E se il Pdl se ne andasse davvero?
Piccola premessa necessaria: le righe che seguono potrebbero essere un mero esercizio di fantascienza costituzionale e parlamentare.
Già, perché il disegno in base al quale deputati e senatori del Pdl potrebbero dimettersi in massa dal loro incarico è un’eventualità tanto eclatante quanto improbabile.
Per intendersi, somiglia molto di più all’ennesimo ricatto (piuttosto violento, costituzionalmente parlando) indirizzato ai temporanei alleati di governo, con la speranza di ottenere una qualche forma (altrettanto improbabile) di “agibilità politica” per Silvio Berlusconi. Insomma, minacciano di “schiodarsi” dal seggio, senza avere la minima intenzione di farlo.
Eppure, vale la pena di investire almeno un po’ di tempo a chiedersi cosa potrebbe accadere se veramente i parlamentari del Pdl decidessero di “rimettere il mandato parlamentare”, dunque di dimettersi tutti quanti.

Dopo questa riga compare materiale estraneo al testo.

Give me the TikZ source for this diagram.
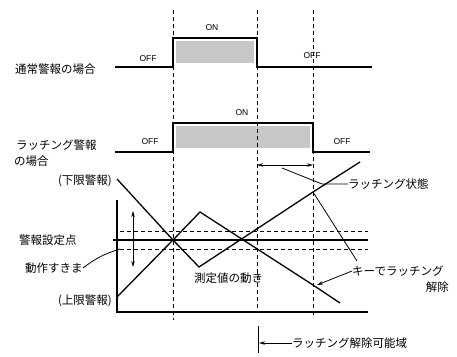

Ragioni per non farlo, in realtà, ce ne sarebbero da vendere. A partire da quelle di opportunità costituzionale. Infatti, non sarebbe indifferente il modo in cui quelle dimissioni potrebbero avvenire. In una situazione simile, sono almeno due gli elementi che potrebbero far pensare a una violazione dell’articolo 67 della Costituzione. Quello che vieta il vincolo di mandato, quello che a Beppe Grillo proprio non va.
Certamente, se venisse utilizzata la formula di una lettera preconfezionata (anche dagli stessi parlamentari, anche in modo leggermente diverso l’una dalle altre) e si apponesse la data solo dopo l’esito del voto della Giunta o della Camera, si sarebbe in presenza di una sorta di vincolo di mandato. Le dimissioni sarebbero infatti sottoposte a un’inaccettabile “condizione sospensiva” e, presumibilmente, a una scelta “esterna” rispetto al singolo parlamentare (scelta del capogruppo o della guida del partito).
Allo stesso tempo, anche la pratica di dimissioni “in blocco” presenterebbe qualche problema: anche se venissero scaglionate nel tempo, si ricadrebbe comunque nell’ipotesi di dimissioni collettive. Dimissioni che l’aula può tranquillamente respingere. Va ricordato infatti che il mandato parlamentare non è nella disponibilità dell’eletto, non può farne ciò che vuole: qualora un parlamentare intenda dimettersi, lo fa con una lettera in cui illustra le ragioni del suo gesto, ma tocca all’aula – dopo un’apposita discussione – pronunciarsi sulla richiesta, potendola certamente disattendere.
In una delle sue prime sedute (nel 1948), la Camera dovette affrontare un’ipotesi simile, con tre deputati del gruppo comunista che presentarono lettere di dimissioni e l’aula respinse la prima di esse (quella di Nella Marcellino Colombi, le altre furono ritirate): il deputato diccì Francesco M. Dominedò sostenne che si trattava di dimissioni collettive, Palmiro Togliatti negò (e il presidente Giovanni Gronchi gli diede ragione), ma i deputati nel loro complesso votarono contro le dimissioni, un po’ per cavalleria, un po’ perché l’idea delle dimissioni collettive doveva avere trovato credito tra più di un parlamentare.
Andò meglio ai radicali che tra la fine del 1978 e l’inizio del 1979 si dimisero in successione (prima Adele Faccio, poi Emma Bonino e Marco Pannella): testimoniavano che la politica non era un mestiere, ma in realtà era noto l’accordo di inizio legislatura in base al quale gli eletti del Partito radicale si sarebbero dimessi dopo due anni per lasciare il posto ai primi non eletti. La “staffetta” non piacque a Oscar Luigi Scalfaro: “La elezione a turno non è prevista! Mi chiedo se la Costituzione possa essere così lasciata all’iniziativa privata nelle sue interpretazioni”. La pensava come lui Aldo Bozzi, ma le dimissioni furono accettate ugualmente.